Associée au discours de Lionel Jospin dans lequel le Premier ministre se prononçait en faveur « d’une réintégration dans la mémoire collective nationale » des soldats « fusillés pour l’exemple », l’œuvre fut une première fois vandalisée puis restaurée en 1999. Cette œuvre devenue iconique de la mémoire du Chemin des Dames fut une nouvelle fois vandalisée et mise à terre en 2006. Restaurée une nouvelle fois, l’œuvre fut volée dans la nuit du 11 au 12 août 2014.

Attaché au Département de l’Aisne depuis l’installation de son œuvre sur le Chemin des Dames, où il revenait régulièrement entretenant de nombreuses amitiés, l’artiste avait choisi de léguer son fonds d’atelier au Département de l’Aisne en 2010. Dans la donation de son fonds d’atelier, la production de Haïm Kern est représentée par 323 sculptures, 214 peintures et dessins, 151 estampes, 127 modèles en cire, 33 verres thermoformés, 12 installations et 10 résines de synthèse, complétée par plusieurs acquisitions.
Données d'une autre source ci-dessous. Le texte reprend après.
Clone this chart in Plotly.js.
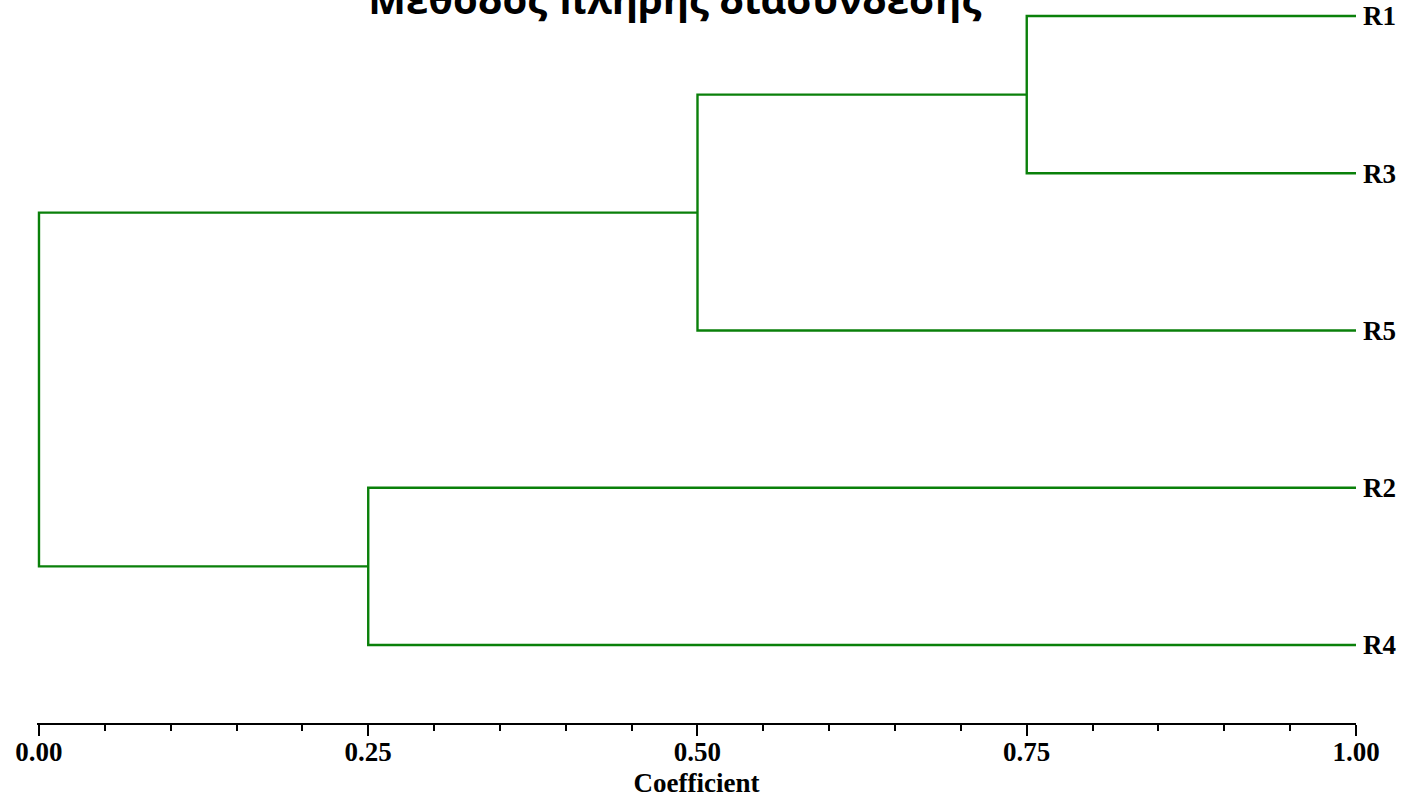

Ce fonds a été présenté dans plusieurs expositions, notamment dans celle intitulée « Du plateau de Californie à la Caverne du Dragon » à la Caverne du Dragon en 2012. La sculpture monumentale intitulée Liberté, provenant de la donation de l’artiste, installée dans la cour de la préfecture de l’Aisne depuis 2018, rappelle l’attachement profond de l’artiste pour les valeurs républicaines.

Inauguration de “Liberté“ oeuvre de Haïm Kern

La dernière exposition de l’artiste « D’hier à deux mains » fut présentée à Laon, à la Maison des Arts et Loisirs, d’octobre à décembre 2023, dans une sorte de rétrospective et de dialogue avec son amie et artiste Maÿlis Seydoux-Dumas. Un exemplaire de sa sculpture en bronze Liberté, Egalité, Fraternité sera présentée quant à elle dans le parcours permanent de la nouvelle Cité muséale qui doit ouvrir ses portes en 2024 à Château-Chinon dans la Nièvre.